Monday, 21 January 2008
Observing hurricanes and severe storms with the GeoSTAR-PATH mission
Exhibit Hall B (Ernest N. Morial Convention Center)
At the 2007 AMS Annual Meeting the National Research Council, an arm of the National Academy of Scineces, released its just completed report on a “decadal survey” of NASA and NOAA Earth space missions that had been under way for two years. Among the 15 missions that the NRC recommended that NASA undertake was one called the “Precipitation and All-weather Temperature and Humidity” mission (PATH).

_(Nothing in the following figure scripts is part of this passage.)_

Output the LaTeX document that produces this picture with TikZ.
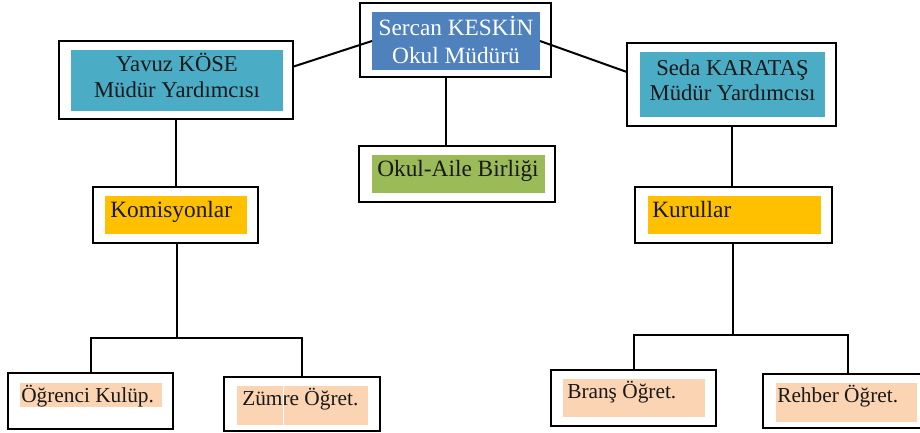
\documentclass[tikz,border=0pt]{standalone}
\usepackage{fontspec}
\setmainfont{Liberation Serif}
\usetikzlibrary{calc}
\definecolor{cblue}{HTML}{4F81BD}
\definecolor{cteal}{HTML}{4BACC6}
\definecolor{cgreen}{HTML}{9BBB59}
\definecolor{corange}{HTML}{FFC000}
\definecolor{cpeach}{HTML}{FBD4B4}
\begin{document}
\begin{tikzpicture}[x=0.75pt,y=-0.75pt,
  outerbox/.style={draw=black, line width=1.6pt, fill=white, inner sep=0, outer sep=0, anchor=north west},
  fillbox/.style={inner sep=0, outer sep=0, anchor=north west},
  sz/.style 2 args={minimum width={(#1)*0.75pt}, minimum height={(#2)*0.75pt}},
  conn/.style={line width=1.5pt},
  bigtxt/.style={inner sep=0, font=\fontsize{17.5}{19}\selectfont, text=black!90},
  midtxt/.style={inner sep=0, font=\fontsize{17}{18}\selectfont, text=black!90},
  smalltxt/.style={inner sep=0, font=\fontsize{16}{18}\selectfont, text=black!90}]
\path[use as bounding box, clip] (0,0) rectangle (920,432);

% top
\node[outerbox, sz={191}{74}] (so) at (360,3) {};
\node[fillbox, fill=cblue, sz={168}{58}] (sb) at (372,12) {};
\node[bigtxt, text=white, anchor=base] (s1) at (456,35) {Sercan KESKİN};
\node[bigtxt, text=white, anchor=base] (s2) at (456,63) {Okul Müdürü};

% left deputy
\node[outerbox, sz={234}{78}] (yo) at (59,41) {};
\node[fillbox, fill=cteal, sz={212}{61}] (yb) at (71,50) {};
\node[midtxt, anchor=base] (y1) at (177,71) {Yavuz KÖSE};
\node[midtxt, anchor=base] (y2) at (177,97) {Müdür Yardımcısı};

% right deputy
\node[outerbox, sz={209}{83}] (do) at (627,43) {};
\node[fillbox, fill=cteal, sz={185}{65}] (db) at (640,52) {};
\node[midtxt, anchor=base] (d1) at (732.5,75) {Seda KARATAŞ};
\node[midtxt, anchor=base] (d2) at (732.5,100) {Müdür Yardımcısı};

% okul-aile
\node[outerbox, sz={196}{56}] (ao) at (359,146) {};
\node[fillbox, fill=cgreen, sz={173}{38}] (ag) at (372,155) {};
\node[bigtxt, anchor=base west] (a1) at (377,176) {Okul-Aile Birliği};

% komisyonlar
\node[outerbox, sz={165}{56}] (ko) at (93,187) {};
\node[fillbox, fill=corange, sz={142}{38}] (kf) at (105,196) {};
\node[bigtxt, anchor=base west] (k1) at (110,217) {Komisyonlar};

% kurullar
\node[outerbox, sz={197}{56}] (uo) at (635,187) {};
\node[fillbox, fill=corange, sz={173}{38}] (uf) at (648,196) {};
\node[bigtxt, anchor=base west] (u1) at (652,217) {Kurullar};

% bottom left
\node[outerbox, sz={165}{56}] (oo) at (8,373) {};
\node[fillbox, fill=cpeach, sz={142}{24}] (of) at (20,383) {};
\node[smalltxt, anchor=base west] (o1) at (21,402) {Öğrenci Kulüp.};

\node[outerbox, sz={156}{54}] (zo) at (224,377) {};
\node[fillbox, fill=cpeach, sz={131}{39}] (zf) at (237,386) {};
\node[smalltxt, anchor=base west] (z1) at (242,405) {Zümre Öğret.};
\draw[white, line width=0.6pt] (zf.north -| 283,0) -- (zf.south -| 283,0);

% bottom right
\node[outerbox, sz={165}{56}] (bo) at (551,370) {};
\node[fillbox, fill=cpeach, sz={142}{38}] (bf) at (563,379) {};
\node[smalltxt, anchor=base west] (b1) at (567,398) {Branş Öğret.};

\node[outerbox, sz={170}{54}] (ro) at (763,374) {};
\node[fillbox, fill=cpeach, sz={141}{39}] (rf) at (776,383) {};
\node[smalltxt, anchor=base west] (r1) at (777,402) {Rehber Öğret.};

% connectors
\draw[conn] (sb.west) -- ($(yo.north east)!0.33!(yo.south east)$);
\draw[conn] (sb.east) -- ($(do.north west)!0.35!(do.south west)$);
\coordinate (av) at ($(so.south)+(-10,0)$);
\draw[conn] (av) -- (av |- ao.north);
\draw[conn] (yo.south) -- (yo.south |- ko.north);
\draw[conn] (do.south) -- (do.south |- uo.north);

\coordinate (kb) at (177,338);
\draw[conn] (kb |- ko.south) -- (kb);
\draw[conn] (oo.north) |- (kb) -| (zo.north);

\coordinate (ub) at (733,335);
\draw[conn] (ub |- uo.south) -- (ub);
\draw[conn] (bo.north) |- (ub) -| (ro.north);
\end{tikzpicture}
\end{document}
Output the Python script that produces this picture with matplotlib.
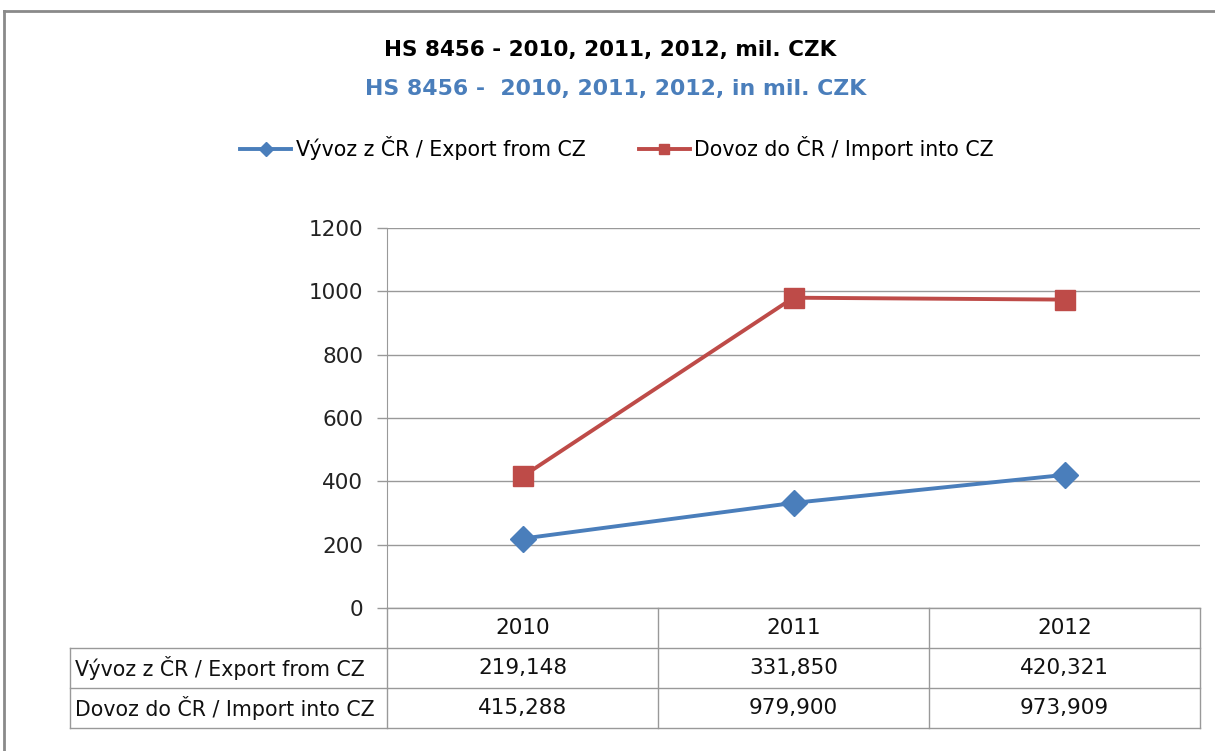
import matplotlib.pyplot as plt
from matplotlib.lines import Line2D

years = ["2010", "2011", "2012"]
series_names = ["Vývoz z ČR / Export from CZ", "Dovoz do ČR / Import into CZ"]
export_vals = [219.148, 331.850, 420.321]
import_vals = [415.288, 979.900, 973.909]
yticks = [0, 200, 400, 600, 800, 1000, 1200]

title = "HS 8456 - 2010, 2011, 2012, mil. CZK"
subtitle = "HS 8456 -  2010, 2011, 2012, in mil. CZK"

plt.rcParams['font.family'] = ['DejaVu Sans']

W, H = 1215, 751
blue = "#4A7EBB"
red = "#BE4B48"
grid_c = "#999999"

fig = plt.figure(figsize=(W / 100, H / 100), dpi=100)

# plot area in pixels
x0, x1, ytop, ybot = 387, 1200, 228, 608
ax = fig.add_axes([x0 / W, 1 - ybot / H, (x1 - x0) / W, (ybot - ytop) / H])

xs = range(len(years))
ax.plot(xs, export_vals, color=blue, lw=2.8, marker="D", ms=13, mec=blue, label=series_names[0])
ax.plot(xs, import_vals, color=red, lw=2.8, marker="s", ms=14, mec=red, label=series_names[1])

ax.set_xlim(-0.5, 2.5)
ax.set_ylim(0, 1200)
ax.set_yticks(yticks)
ax.set_yticklabels([str(v) for v in yticks], fontsize=15.5, color="#222222")
ax.set_xticks([])
ax.tick_params(axis="y", length=7, color=grid_c, width=1, pad=10)
ax.grid(axis="y", color=grid_c, lw=1)
ax.set_axisbelow(True)
for s in ["top", "right", "bottom"]:
    ax.spines[s].set_visible(False)
ax.spines["left"].set_color(grid_c)

# ---------- data table under the plot ---------- #
row_h = 40 / (ybot - ytop)
lab_left = (70 - x0) / (x1 - x0)
tab_kw = dict(transform=ax.transAxes, clip_on=False, color=grid_c, lw=1)
n = len(years)
for i in range(n + 1):
    ax.add_line(Line2D([i / n, i / n], [0, -3 * row_h], **tab_kw))
ax.add_line(Line2D([lab_left, lab_left], [-row_h, -3 * row_h], **tab_kw))
ax.add_line(Line2D([0, 1], [0, 0], **tab_kw))
for r in (1, 2, 3):
    ax.add_line(Line2D([lab_left, 1], [-r * row_h, -r * row_h], **tab_kw))

txt = dict(transform=ax.transAxes, color="#111111", va="center")
for i, y in enumerate(years):
    ax.text((i + 0.5) / n, -0.5 * row_h, y, ha="center", fontsize=15.5, **txt)
for r, (name, vals) in enumerate(zip(series_names, [export_vals, import_vals])):
    yy = -(r + 1.5) * row_h
    ax.text(lab_left + 0.006, yy, name, ha="left", fontsize=14.8, **txt)
    for i, v in enumerate(vals):
        ax.text((i + 0.5) / n, yy, f"{v:.3f}".replace(".", ","), ha="center", fontsize=15.5, **txt)

# ---------- titles and legend ---------- #
fig.text(610 / W, 1 - 50 / H, title, ha="center", va="center", fontsize=15.5, fontweight="bold", color="black")
fig.text(616 / W, 1 - 89 / H, subtitle, ha="center", va="center", fontsize=15.8, fontweight="bold", color=blue)

fig.legend(loc="center", bbox_to_anchor=(617 / W, 1 - 148 / H), ncol=2, frameon=False,
           fontsize=14.8, handlelength=2.5, columnspacing=2.6, handletextpad=0.2, markerscale=0.55)

# outer chart frame (cropped at right and bottom)
fig.add_artist(Line2D([4 / W, 1], [1 - 11 / H, 1 - 11 / H], color="#8A8A8A", lw=2))
fig.add_artist(Line2D([4 / W, 4 / W], [0, 1 - 11 / H], color="#8A8A8A", lw=2))

fig.savefig("out.png", dpi=100)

A “MW array spectrometer” was identified as the presumed instrument payload for PATH. Such an instrument, called the Geostationary Synthetic Thinned Aperture Radiometer (GeoSTAR), has been developed at NASA's Jet Propulsion Laboratory, and it is likely that it will be implemented for a space mission in the near future. GeoSTAR is a microwave sounder with the same capabilities as have been available on low earth orbiting (LEO) satellites for nearly 10 years with the Advanced Microwave Sounding Unit (AMSU) system – soon to be succeeded by the Advanced Technology Microwave Sounder (ATMS). Providing such a capability in geostationary orbit (GEO) has long been a goal for NOAA and NASA, since the GEO vantage point offers key advantages over LEO – such as a continuous view of the entire life cycle of storms and hurricanes. Due to the very large antenna aperture needed for a microwave sounder to provide the required spatial resolution, it has not been possible to develop such instruments for GEO. Only infrared sounders have been feasible, but they are severely hampered by clouds – which is not a problem for microwave sounders. GeoSTAR overcomes those difficulties by using a radically new approach to synthesize a large aperture, and the development of the GeoSTAR concept therefore makes a GEO microwave sounder finally possible. This was clearly viewed by the NRC as a very important breakthrough, and plans for a PATH/GeoSTAR mission are now under development. GeoSTAR will provide a number of measurements that are crucial for the monitoring and prediction of hurricanes and severe storms – including hemispheric 3-dimensional temperature, humidity and cloud liquid water fields, rain rates and totals, tropospheric wind vectors, sea surface temperature, and parameters associated with deep convection and atmospheric instability – everywhere and all the time, even in the presence of clouds. We discuss possible mission scenarios and some of the science applications.